__WHAT NEEDS TO BE DONE__. Output every entry exactly as given.

__PROVIDED DATA__.
* Begin *

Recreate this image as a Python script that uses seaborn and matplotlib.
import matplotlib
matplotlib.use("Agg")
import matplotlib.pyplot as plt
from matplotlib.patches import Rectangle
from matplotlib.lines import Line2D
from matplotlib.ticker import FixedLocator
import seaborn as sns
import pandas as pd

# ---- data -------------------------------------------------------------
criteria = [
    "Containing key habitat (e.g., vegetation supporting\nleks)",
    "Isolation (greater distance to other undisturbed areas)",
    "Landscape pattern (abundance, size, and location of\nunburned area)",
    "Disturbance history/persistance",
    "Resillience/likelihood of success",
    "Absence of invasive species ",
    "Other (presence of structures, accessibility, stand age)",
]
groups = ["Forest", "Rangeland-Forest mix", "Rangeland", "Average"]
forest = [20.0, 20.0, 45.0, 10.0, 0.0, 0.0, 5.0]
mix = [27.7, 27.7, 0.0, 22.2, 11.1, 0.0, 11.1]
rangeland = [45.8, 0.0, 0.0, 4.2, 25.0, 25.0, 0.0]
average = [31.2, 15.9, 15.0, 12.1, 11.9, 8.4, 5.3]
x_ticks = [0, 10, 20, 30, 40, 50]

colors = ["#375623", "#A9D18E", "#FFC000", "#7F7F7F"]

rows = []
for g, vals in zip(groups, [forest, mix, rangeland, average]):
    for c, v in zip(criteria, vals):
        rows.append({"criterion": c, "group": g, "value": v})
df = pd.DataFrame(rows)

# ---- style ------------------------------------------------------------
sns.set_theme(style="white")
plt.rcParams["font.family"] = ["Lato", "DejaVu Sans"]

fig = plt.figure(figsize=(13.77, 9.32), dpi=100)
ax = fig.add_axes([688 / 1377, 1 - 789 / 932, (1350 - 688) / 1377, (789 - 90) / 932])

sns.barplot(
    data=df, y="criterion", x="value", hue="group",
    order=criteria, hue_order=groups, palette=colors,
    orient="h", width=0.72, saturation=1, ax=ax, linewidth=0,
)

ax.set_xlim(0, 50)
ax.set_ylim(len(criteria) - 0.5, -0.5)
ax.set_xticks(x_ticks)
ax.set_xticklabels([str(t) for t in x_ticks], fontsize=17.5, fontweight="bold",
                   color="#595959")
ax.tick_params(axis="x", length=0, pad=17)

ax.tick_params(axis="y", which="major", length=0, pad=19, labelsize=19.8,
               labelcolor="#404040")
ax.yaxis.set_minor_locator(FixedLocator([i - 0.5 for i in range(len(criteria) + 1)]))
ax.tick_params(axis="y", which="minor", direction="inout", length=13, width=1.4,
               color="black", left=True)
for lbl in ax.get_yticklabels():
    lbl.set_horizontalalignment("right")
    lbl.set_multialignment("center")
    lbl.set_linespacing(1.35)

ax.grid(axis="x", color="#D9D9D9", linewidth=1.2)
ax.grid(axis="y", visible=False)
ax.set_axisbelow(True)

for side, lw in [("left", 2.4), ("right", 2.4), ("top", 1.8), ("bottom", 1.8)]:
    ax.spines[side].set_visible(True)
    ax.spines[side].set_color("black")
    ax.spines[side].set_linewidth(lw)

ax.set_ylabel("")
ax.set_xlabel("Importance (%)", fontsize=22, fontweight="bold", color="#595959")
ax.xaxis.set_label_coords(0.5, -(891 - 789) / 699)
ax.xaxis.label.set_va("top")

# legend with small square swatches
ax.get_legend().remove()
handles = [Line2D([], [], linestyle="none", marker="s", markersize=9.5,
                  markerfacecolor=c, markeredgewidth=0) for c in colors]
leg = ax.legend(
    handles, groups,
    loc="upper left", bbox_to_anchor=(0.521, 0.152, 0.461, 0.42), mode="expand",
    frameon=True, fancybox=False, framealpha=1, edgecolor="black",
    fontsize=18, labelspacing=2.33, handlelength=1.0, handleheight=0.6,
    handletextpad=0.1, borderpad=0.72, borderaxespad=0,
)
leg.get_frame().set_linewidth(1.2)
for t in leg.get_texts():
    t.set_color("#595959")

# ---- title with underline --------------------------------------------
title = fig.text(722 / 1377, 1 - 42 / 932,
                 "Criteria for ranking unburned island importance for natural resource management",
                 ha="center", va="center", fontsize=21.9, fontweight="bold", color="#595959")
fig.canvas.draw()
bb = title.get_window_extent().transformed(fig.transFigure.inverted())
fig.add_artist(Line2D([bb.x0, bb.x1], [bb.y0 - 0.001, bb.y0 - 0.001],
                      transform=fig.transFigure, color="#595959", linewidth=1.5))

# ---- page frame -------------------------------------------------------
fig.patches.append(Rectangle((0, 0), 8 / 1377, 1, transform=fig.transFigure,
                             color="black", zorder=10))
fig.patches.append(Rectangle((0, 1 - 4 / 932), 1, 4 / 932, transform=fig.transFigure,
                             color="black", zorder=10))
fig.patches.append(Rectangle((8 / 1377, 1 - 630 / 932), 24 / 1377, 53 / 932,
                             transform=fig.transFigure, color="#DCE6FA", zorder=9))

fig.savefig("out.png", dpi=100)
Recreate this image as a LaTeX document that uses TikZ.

* End *

__SOLUTION TO THE PROBLEM__.
Recreate this image as a Python script that uses seaborn and matplotlib.
import matplotlib
matplotlib.use("Agg")
import matplotlib.pyplot as plt
from matplotlib.patches import Rectangle
from matplotlib.lines import Line2D
from matplotlib.ticker import FixedLocator
import seaborn as sns
import pandas as pd

# ---- data -------------------------------------------------------------
criteria = [
    "Containing key habitat (e.g., vegetation supporting\nleks)",
    "Isolation (greater distance to other undisturbed areas)",
    "Landscape pattern (abundance, size, and location of\nunburned area)",
    "Disturbance history/persistance",
    "Resillience/likelihood of success",
    "Absence of invasive species ",
    "Other (presence of structures, accessibility, stand age)",
]
groups = ["Forest", "Rangeland-Forest mix", "Rangeland", "Average"]
forest = [20.0, 20.0, 45.0, 10.0, 0.0, 0.0, 5.0]
mix = [27.7, 27.7, 0.0, 22.2, 11.1, 0.0, 11.1]
rangeland = [45.8, 0.0, 0.0, 4.2, 25.0, 25.0, 0.0]
average = [31.2, 15.9, 15.0, 12.1, 11.9, 8.4, 5.3]
x_ticks = [0, 10, 20, 30, 40, 50]

colors = ["#375623", "#A9D18E", "#FFC000", "#7F7F7F"]

rows = []
for g, vals in zip(groups, [forest, mix, rangeland, average]):
    for c, v in zip(criteria, vals):
        rows.append({"criterion": c, "group": g, "value": v})
df = pd.DataFrame(rows)

# ---- style ------------------------------------------------------------
sns.set_theme(style="white")
plt.rcParams["font.family"] = ["Lato", "DejaVu Sans"]

fig = plt.figure(figsize=(13.77, 9.32), dpi=100)
ax = fig.add_axes([688 / 1377, 1 - 789 / 932, (1350 - 688) / 1377, (789 - 90) / 932])

sns.barplot(
    data=df, y="criterion", x="value", hue="group",
    order=criteria, hue_order=groups, palette=colors,
    orient="h", width=0.72, saturation=1, ax=ax, linewidth=0,
)

ax.set_xlim(0, 50)
ax.set_ylim(len(criteria) - 0.5, -0.5)
ax.set_xticks(x_ticks)
ax.set_xticklabels([str(t) for t in x_ticks], fontsize=17.5, fontweight="bold",
                   color="#595959")
ax.tick_params(axis="x", length=0, pad=17)

ax.tick_params(axis="y", which="major", length=0, pad=19, labelsize=19.8,
               labelcolor="#404040")
ax.yaxis.set_minor_locator(FixedLocator([i - 0.5 for i in range(len(criteria) + 1)]))
ax.tick_params(axis="y", which="minor", direction="inout", length=13, width=1.4,
               color="black", left=True)
for lbl in ax.get_yticklabels():
    lbl.set_horizontalalignment("right")
    lbl.set_multialignment("center")
    lbl.set_linespacing(1.35)

ax.grid(axis="x", color="#D9D9D9", linewidth=1.2)
ax.grid(axis="y", visible=False)
ax.set_axisbelow(True)

for side, lw in [("left", 2.4), ("right", 2.4), ("top", 1.8), ("bottom", 1.8)]:
    ax.spines[side].set_visible(True)
    ax.spines[side].set_color("black")
    ax.spines[side].set_linewidth(lw)

ax.set_ylabel("")
ax.set_xlabel("Importance (%)", fontsize=22, fontweight="bold", color="#595959")
ax.xaxis.set_label_coords(0.5, -(891 - 789) / 699)
ax.xaxis.label.set_va("top")

# legend with small square swatches
ax.get_legend().remove()
handles = [Line2D([], [], linestyle="none", marker="s", markersize=9.5,
                  markerfacecolor=c, markeredgewidth=0) for c in colors]
leg = ax.legend(
    handles, groups,
    loc="upper left", bbox_to_anchor=(0.521, 0.152, 0.461, 0.42), mode="expand",
    frameon=True, fancybox=False, framealpha=1, edgecolor="black",
    fontsize=18, labelspacing=2.33, handlelength=1.0, handleheight=0.6,
    handletextpad=0.1, borderpad=0.72, borderaxespad=0,
)
leg.get_frame().set_linewidth(1.2)
for t in leg.get_texts():
    t.set_color("#595959")

# ---- title with underline --------------------------------------------
title = fig.text(722 / 1377, 1 - 42 / 932,
                 "Criteria for ranking unburned island importance for natural resource management",
                 ha="center", va="center", fontsize=21.9, fontweight="bold", color="#595959")
fig.canvas.draw()
bb = title.get_window_extent().transformed(fig.transFigure.inverted())
fig.add_artist(Line2D([bb.x0, bb.x1], [bb.y0 - 0.001, bb.y0 - 0.001],
                      transform=fig.transFigure, color="#595959", linewidth=1.5))

# ---- page frame -------------------------------------------------------
fig.patches.append(Rectangle((0, 0), 8 / 1377, 1, transform=fig.transFigure,
                             color="black", zorder=10))
fig.patches.append(Rectangle((0, 1 - 4 / 932), 1, 4 / 932, transform=fig.transFigure,
                             color="black", zorder=10))
fig.patches.append(Rectangle((8 / 1377, 1 - 630 / 932), 24 / 1377, 53 / 932,
                             transform=fig.transFigure, color="#DCE6FA", zorder=9))

fig.savefig("out.png", dpi=100)
Recreate this image as a LaTeX document that uses TikZ.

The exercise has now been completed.